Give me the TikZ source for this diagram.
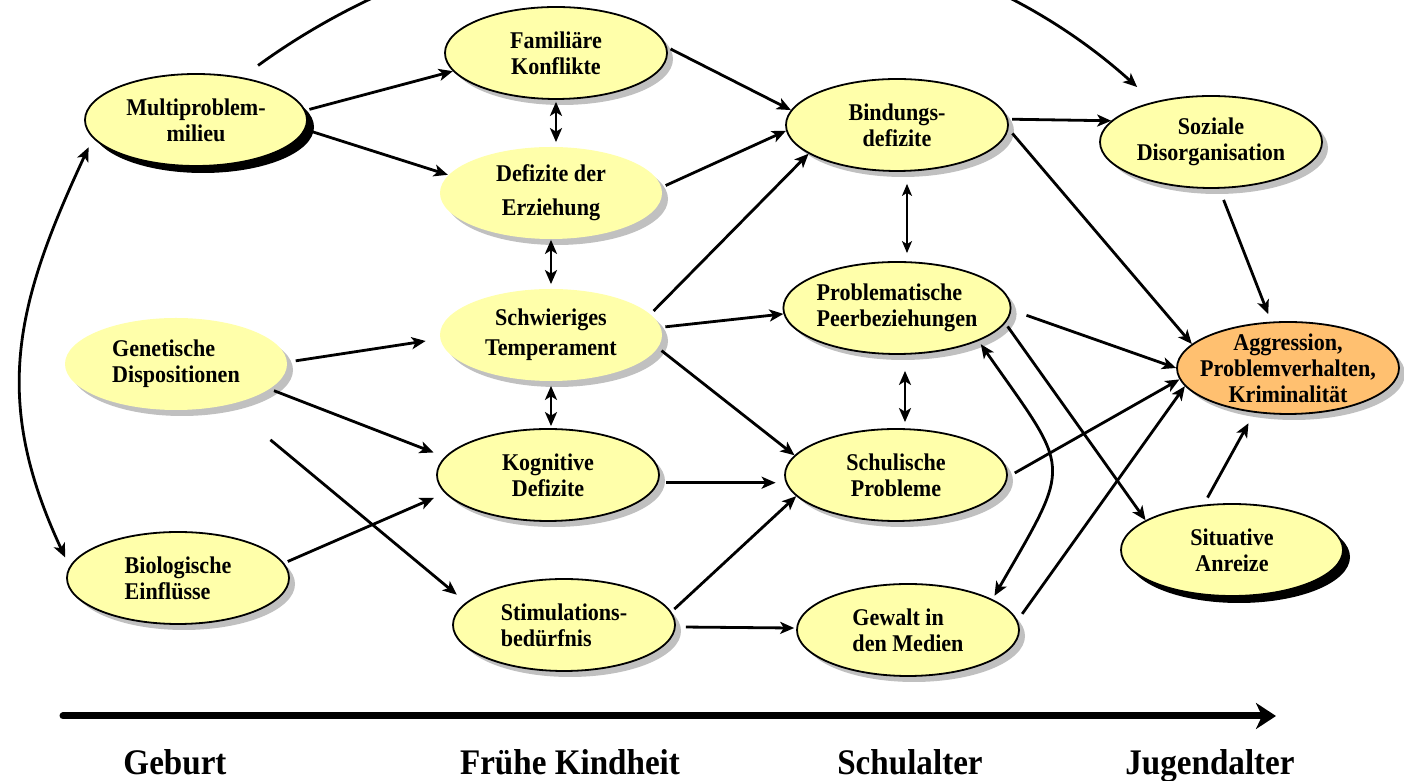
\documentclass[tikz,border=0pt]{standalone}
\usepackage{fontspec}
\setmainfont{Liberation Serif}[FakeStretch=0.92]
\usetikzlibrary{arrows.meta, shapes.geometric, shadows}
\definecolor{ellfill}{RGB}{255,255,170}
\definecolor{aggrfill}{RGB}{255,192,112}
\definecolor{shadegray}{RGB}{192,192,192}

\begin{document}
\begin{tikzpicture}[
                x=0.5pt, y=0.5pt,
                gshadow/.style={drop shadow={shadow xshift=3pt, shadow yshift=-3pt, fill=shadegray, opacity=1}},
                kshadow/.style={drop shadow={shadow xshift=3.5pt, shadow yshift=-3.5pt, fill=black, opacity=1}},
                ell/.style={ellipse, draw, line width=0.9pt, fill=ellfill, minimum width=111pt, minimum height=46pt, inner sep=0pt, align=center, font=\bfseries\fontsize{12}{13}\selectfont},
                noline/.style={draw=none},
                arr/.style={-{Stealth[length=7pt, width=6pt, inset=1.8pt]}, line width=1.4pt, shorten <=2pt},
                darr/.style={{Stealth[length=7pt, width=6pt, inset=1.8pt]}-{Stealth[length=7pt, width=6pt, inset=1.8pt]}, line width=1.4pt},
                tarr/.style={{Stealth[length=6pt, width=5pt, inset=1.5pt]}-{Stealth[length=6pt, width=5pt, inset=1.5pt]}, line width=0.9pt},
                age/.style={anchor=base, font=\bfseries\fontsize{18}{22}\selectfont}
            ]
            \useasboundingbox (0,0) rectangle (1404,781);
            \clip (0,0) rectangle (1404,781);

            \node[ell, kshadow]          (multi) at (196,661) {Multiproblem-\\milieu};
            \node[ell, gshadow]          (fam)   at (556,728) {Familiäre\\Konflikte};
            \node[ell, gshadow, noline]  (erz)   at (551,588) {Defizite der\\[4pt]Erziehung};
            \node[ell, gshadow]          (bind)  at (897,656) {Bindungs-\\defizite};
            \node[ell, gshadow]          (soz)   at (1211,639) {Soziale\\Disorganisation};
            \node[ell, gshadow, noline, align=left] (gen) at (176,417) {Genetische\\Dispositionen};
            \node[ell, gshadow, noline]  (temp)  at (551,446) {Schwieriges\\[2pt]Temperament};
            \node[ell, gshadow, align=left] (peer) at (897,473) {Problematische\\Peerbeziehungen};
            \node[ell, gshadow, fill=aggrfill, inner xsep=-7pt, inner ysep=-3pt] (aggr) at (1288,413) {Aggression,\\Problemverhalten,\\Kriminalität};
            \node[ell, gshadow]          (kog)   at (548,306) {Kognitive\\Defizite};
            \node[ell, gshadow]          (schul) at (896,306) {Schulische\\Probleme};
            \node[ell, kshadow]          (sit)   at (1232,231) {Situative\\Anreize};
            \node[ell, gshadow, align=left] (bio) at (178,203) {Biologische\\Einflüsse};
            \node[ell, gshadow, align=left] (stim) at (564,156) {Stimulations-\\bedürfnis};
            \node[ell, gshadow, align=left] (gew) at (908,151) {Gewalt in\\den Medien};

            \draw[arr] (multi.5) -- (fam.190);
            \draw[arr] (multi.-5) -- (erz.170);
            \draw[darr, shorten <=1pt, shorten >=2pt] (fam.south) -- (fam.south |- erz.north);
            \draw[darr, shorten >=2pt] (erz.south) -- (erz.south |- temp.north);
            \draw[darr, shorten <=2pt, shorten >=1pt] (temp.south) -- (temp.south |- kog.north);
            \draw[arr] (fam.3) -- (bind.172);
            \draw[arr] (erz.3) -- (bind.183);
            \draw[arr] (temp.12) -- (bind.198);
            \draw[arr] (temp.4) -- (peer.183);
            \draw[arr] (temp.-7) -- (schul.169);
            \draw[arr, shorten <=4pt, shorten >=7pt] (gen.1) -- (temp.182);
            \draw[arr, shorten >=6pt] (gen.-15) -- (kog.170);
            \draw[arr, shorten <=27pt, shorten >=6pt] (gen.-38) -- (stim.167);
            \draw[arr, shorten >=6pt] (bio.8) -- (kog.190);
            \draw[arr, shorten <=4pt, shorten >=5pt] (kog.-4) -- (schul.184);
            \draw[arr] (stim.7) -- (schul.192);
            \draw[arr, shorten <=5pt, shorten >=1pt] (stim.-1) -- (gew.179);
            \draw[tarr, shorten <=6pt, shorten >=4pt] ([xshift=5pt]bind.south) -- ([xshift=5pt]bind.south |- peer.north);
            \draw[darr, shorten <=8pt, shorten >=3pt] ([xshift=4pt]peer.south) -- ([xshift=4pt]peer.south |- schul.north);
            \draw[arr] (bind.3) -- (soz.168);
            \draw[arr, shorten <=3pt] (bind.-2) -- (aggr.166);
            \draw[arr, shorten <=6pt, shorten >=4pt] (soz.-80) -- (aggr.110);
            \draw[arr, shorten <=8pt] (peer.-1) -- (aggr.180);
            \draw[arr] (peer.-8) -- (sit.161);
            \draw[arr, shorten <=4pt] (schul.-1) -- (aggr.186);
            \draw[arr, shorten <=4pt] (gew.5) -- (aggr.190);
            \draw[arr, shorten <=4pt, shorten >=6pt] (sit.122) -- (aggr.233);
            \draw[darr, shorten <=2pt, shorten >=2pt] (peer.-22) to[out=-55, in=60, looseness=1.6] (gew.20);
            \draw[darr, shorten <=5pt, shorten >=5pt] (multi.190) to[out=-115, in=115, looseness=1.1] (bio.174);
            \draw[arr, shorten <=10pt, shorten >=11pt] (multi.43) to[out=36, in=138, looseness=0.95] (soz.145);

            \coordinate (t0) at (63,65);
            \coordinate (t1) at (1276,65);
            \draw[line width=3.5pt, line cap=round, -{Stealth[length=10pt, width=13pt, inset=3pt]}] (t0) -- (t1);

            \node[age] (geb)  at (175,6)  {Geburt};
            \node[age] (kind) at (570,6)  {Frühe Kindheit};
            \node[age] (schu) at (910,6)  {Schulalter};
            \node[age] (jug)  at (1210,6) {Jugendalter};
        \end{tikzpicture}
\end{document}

TASK GOAL:
Leave the pictures out, and print every line of the listing exactly as written.

ANSWER TO THE TASK:
Give me the TikZ source for this diagram.
\documentclass[tikz,border=0pt]{standalone}
\usepackage{fontspec}
\setmainfont{Liberation Serif}[FakeStretch=0.92]
\usetikzlibrary{arrows.meta, shapes.geometric, shadows}
\definecolor{ellfill}{RGB}{255,255,170}
\definecolor{aggrfill}{RGB}{255,192,112}
\definecolor{shadegray}{RGB}{192,192,192}

\begin{document}
\begin{tikzpicture}[
                x=0.5pt, y=0.5pt,
                gshadow/.style={drop shadow={shadow xshift=3pt, shadow yshift=-3pt, fill=shadegray, opacity=1}},
                kshadow/.style={drop shadow={shadow xshift=3.5pt, shadow yshift=-3.5pt, fill=black, opacity=1}},
                ell/.style={ellipse, draw, line width=0.9pt, fill=ellfill, minimum width=111pt, minimum height=46pt, inner sep=0pt, align=center, font=\bfseries\fontsize{12}{13}\selectfont},
                noline/.style={draw=none},
                arr/.style={-{Stealth[length=7pt, width=6pt, inset=1.8pt]}, line width=1.4pt, shorten <=2pt},
                darr/.style={{Stealth[length=7pt, width=6pt, inset=1.8pt]}-{Stealth[length=7pt, width=6pt, inset=1.8pt]}, line width=1.4pt},
                tarr/.style={{Stealth[length=6pt, width=5pt, inset=1.5pt]}-{Stealth[length=6pt, width=5pt, inset=1.5pt]}, line width=0.9pt},
                age/.style={anchor=base, font=\bfseries\fontsize{18}{22}\selectfont}
            ]
            \useasboundingbox (0,0) rectangle (1404,781);
            \clip (0,0) rectangle (1404,781);

            \node[ell, kshadow]          (multi) at (196,661) {Multiproblem-\\milieu};
            \node[ell, gshadow]          (fam)   at (556,728) {Familiäre\\Konflikte};
            \node[ell, gshadow, noline]  (erz)   at (551,588) {Defizite der\\[4pt]Erziehung};
            \node[ell, gshadow]          (bind)  at (897,656) {Bindungs-\\defizite};
            \node[ell, gshadow]          (soz)   at (1211,639) {Soziale\\Disorganisation};
            \node[ell, gshadow, noline, align=left] (gen) at (176,417) {Genetische\\Dispositionen};
            \node[ell, gshadow, noline]  (temp)  at (551,446) {Schwieriges\\[2pt]Temperament};
            \node[ell, gshadow, align=left] (peer) at (897,473) {Problematische\\Peerbeziehungen};
            \node[ell, gshadow, fill=aggrfill, inner xsep=-7pt, inner ysep=-3pt] (aggr) at (1288,413) {Aggression,\\Problemverhalten,\\Kriminalität};
            \node[ell, gshadow]          (kog)   at (548,306) {Kognitive\\Defizite};
            \node[ell, gshadow]          (schul) at (896,306) {Schulische\\Probleme};
            \node[ell, kshadow]          (sit)   at (1232,231) {Situative\\Anreize};
            \node[ell, gshadow, align=left] (bio) at (178,203) {Biologische\\Einflüsse};
            \node[ell, gshadow, align=left] (stim) at (564,156) {Stimulations-\\bedürfnis};
            \node[ell, gshadow, align=left] (gew) at (908,151) {Gewalt in\\den Medien};

            \draw[arr] (multi.5) -- (fam.190);
            \draw[arr] (multi.-5) -- (erz.170);
            \draw[darr, shorten <=1pt, shorten >=2pt] (fam.south) -- (fam.south |- erz.north);
            \draw[darr, shorten >=2pt] (erz.south) -- (erz.south |- temp.north);
            \draw[darr, shorten <=2pt, shorten >=1pt] (temp.south) -- (temp.south |- kog.north);
            \draw[arr] (fam.3) -- (bind.172);
            \draw[arr] (erz.3) -- (bind.183);
            \draw[arr] (temp.12) -- (bind.198);
            \draw[arr] (temp.4) -- (peer.183);
            \draw[arr] (temp.-7) -- (schul.169);
            \draw[arr, shorten <=4pt, shorten >=7pt] (gen.1) -- (temp.182);
            \draw[arr, shorten >=6pt] (gen.-15) -- (kog.170);
            \draw[arr, shorten <=27pt, shorten >=6pt] (gen.-38) -- (stim.167);
            \draw[arr, shorten >=6pt] (bio.8) -- (kog.190);
            \draw[arr, shorten <=4pt, shorten >=5pt] (kog.-4) -- (schul.184);
            \draw[arr] (stim.7) -- (schul.192);
            \draw[arr, shorten <=5pt, shorten >=1pt] (stim.-1) -- (gew.179);
            \draw[tarr, shorten <=6pt, shorten >=4pt] ([xshift=5pt]bind.south) -- ([xshift=5pt]bind.south |- peer.north);
            \draw[darr, shorten <=8pt, shorten >=3pt] ([xshift=4pt]peer.south) -- ([xshift=4pt]peer.south |- schul.north);
            \draw[arr] (bind.3) -- (soz.168);
            \draw[arr, shorten <=3pt] (bind.-2) -- (aggr.166);
            \draw[arr, shorten <=6pt, shorten >=4pt] (soz.-80) -- (aggr.110);
            \draw[arr, shorten <=8pt] (peer.-1) -- (aggr.180);
            \draw[arr] (peer.-8) -- (sit.161);
            \draw[arr, shorten <=4pt] (schul.-1) -- (aggr.186);
            \draw[arr, shorten <=4pt] (gew.5) -- (aggr.190);
            \draw[arr, shorten <=4pt, shorten >=6pt] (sit.122) -- (aggr.233);
            \draw[darr, shorten <=2pt, shorten >=2pt] (peer.-22) to[out=-55, in=60, looseness=1.6] (gew.20);
            \draw[darr, shorten <=5pt, shorten >=5pt] (multi.190) to[out=-115, in=115, looseness=1.1] (bio.174);
            \draw[arr, shorten <=10pt, shorten >=11pt] (multi.43) to[out=36, in=138, looseness=0.95] (soz.145);

            \coordinate (t0) at (63,65);
            \coordinate (t1) at (1276,65);
            \draw[line width=3.5pt, line cap=round, -{Stealth[length=10pt, width=13pt, inset=3pt]}] (t0) -- (t1);

            \node[age] (geb)  at (175,6)  {Geburt};
            \node[age] (kind) at (570,6)  {Frühe Kindheit};
            \node[age] (schu) at (910,6)  {Schulalter};
            \node[age] (jug)  at (1210,6) {Jugendalter};
        \end{tikzpicture}
\end{document}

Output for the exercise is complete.